# DESCRIPTION OF THE TASK
Reproduce exactly the lines below, from the first one through the line containing "17.2, 18.85, 20.55];", and omit any pictures.

# SOURCE MATERIAL
---*---
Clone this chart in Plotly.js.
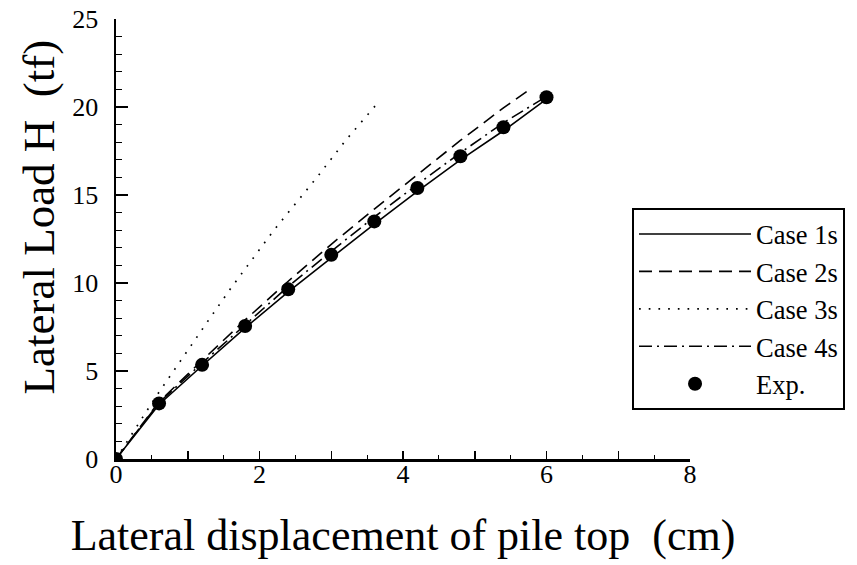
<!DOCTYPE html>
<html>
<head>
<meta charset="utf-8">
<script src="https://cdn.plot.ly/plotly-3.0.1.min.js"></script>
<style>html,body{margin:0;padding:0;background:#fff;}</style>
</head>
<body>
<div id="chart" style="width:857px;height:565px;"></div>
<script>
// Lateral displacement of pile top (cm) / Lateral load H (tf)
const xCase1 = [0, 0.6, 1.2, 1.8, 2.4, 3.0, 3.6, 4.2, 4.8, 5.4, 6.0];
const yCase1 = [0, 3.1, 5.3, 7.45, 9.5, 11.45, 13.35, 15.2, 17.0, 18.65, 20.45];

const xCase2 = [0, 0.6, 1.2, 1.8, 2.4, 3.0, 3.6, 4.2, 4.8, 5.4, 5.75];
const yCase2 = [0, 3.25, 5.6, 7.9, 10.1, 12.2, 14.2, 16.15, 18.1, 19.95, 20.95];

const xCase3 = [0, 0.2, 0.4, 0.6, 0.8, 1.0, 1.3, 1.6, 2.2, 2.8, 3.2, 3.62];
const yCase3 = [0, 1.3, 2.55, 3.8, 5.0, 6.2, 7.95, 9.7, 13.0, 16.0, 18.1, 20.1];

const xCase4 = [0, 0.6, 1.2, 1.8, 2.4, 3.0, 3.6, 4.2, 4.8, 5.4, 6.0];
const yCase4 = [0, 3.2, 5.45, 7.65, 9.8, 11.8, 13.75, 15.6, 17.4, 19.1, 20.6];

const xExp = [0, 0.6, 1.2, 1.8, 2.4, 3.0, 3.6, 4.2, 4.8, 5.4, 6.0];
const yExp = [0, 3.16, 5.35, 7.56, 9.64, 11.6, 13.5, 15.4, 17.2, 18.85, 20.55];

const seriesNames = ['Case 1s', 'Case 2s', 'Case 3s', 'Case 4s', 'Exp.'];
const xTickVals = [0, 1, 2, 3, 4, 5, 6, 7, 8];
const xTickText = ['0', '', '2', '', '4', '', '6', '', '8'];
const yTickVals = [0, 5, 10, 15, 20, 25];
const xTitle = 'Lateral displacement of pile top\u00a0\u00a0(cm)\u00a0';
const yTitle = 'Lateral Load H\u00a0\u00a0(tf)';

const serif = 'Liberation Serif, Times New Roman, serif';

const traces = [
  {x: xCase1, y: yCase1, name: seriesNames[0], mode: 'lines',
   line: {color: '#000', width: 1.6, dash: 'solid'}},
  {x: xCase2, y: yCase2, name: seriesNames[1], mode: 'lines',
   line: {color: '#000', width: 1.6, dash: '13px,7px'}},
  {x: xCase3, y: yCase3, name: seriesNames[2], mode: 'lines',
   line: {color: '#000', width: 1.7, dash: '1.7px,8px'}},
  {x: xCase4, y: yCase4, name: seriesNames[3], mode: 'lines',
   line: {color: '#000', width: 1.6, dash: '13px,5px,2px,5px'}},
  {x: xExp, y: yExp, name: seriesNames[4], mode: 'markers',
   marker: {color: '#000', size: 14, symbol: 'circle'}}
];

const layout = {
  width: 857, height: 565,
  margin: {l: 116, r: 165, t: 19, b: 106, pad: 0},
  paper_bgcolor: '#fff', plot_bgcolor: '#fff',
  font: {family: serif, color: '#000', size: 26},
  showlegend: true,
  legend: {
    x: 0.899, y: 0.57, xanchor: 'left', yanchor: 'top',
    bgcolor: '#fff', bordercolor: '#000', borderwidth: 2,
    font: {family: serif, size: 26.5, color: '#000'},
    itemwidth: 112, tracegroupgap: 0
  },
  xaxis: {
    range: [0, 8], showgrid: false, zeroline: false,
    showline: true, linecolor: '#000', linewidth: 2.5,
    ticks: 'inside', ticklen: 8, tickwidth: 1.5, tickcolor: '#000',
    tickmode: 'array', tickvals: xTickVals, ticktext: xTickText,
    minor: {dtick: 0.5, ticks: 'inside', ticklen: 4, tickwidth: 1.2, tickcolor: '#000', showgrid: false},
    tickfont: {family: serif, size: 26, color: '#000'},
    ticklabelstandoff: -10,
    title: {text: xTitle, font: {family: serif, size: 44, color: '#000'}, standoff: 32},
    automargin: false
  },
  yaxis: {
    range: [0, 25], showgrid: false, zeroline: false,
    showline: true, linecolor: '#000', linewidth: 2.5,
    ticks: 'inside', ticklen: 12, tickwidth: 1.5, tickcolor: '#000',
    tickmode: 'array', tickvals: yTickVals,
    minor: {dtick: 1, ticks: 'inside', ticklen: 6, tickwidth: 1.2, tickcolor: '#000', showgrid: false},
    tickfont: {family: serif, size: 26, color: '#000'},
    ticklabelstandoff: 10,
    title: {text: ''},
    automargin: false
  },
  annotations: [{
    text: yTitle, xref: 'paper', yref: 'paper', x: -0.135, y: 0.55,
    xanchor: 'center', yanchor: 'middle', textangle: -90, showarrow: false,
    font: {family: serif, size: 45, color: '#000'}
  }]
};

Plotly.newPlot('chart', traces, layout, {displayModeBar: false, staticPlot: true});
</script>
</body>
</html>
---*---
# OUTPUT FOR THIS EXERCISE
Clone this chart in Plotly.js.
<!DOCTYPE html>
<html>
<head>
<meta charset="utf-8">
<script src="https://cdn.plot.ly/plotly-3.0.1.min.js"></script>
<style>html,body{margin:0;padding:0;background:#fff;}</style>
</head>
<body>
<div id="chart" style="width:857px;height:565px;"></div>
<script>
// Lateral displacement of pile top (cm) / Lateral load H (tf)
const xCase1 = [0, 0.6, 1.2, 1.8, 2.4, 3.0, 3.6, 4.2, 4.8, 5.4, 6.0];
const yCase1 = [0, 3.1, 5.3, 7.45, 9.5, 11.45, 13.35, 15.2, 17.0, 18.65, 20.45];

const xCase2 = [0, 0.6, 1.2, 1.8, 2.4, 3.0, 3.6, 4.2, 4.8, 5.4, 5.75];
const yCase2 = [0, 3.25, 5.6, 7.9, 10.1, 12.2, 14.2, 16.15, 18.1, 19.95, 20.95];

const xCase3 = [0, 0.2, 0.4, 0.6, 0.8, 1.0, 1.3, 1.6, 2.2, 2.8, 3.2, 3.62];
const yCase3 = [0, 1.3, 2.55, 3.8, 5.0, 6.2, 7.95, 9.7, 13.0, 16.0, 18.1, 20.1];

const xCase4 = [0, 0.6, 1.2, 1.8, 2.4, 3.0, 3.6, 4.2, 4.8, 5.4, 6.0];
const yCase4 = [0, 3.2, 5.45, 7.65, 9.8, 11.8, 13.75, 15.6, 17.4, 19.1, 20.6];

const xExp = [0, 0.6, 1.2, 1.8, 2.4, 3.0, 3.6, 4.2, 4.8, 5.4, 6.0];
const yExp = [0, 3.16, 5.35, 7.56, 9.64, 11.6, 13.5, 15.4, 17.2, 18.85, 20.55];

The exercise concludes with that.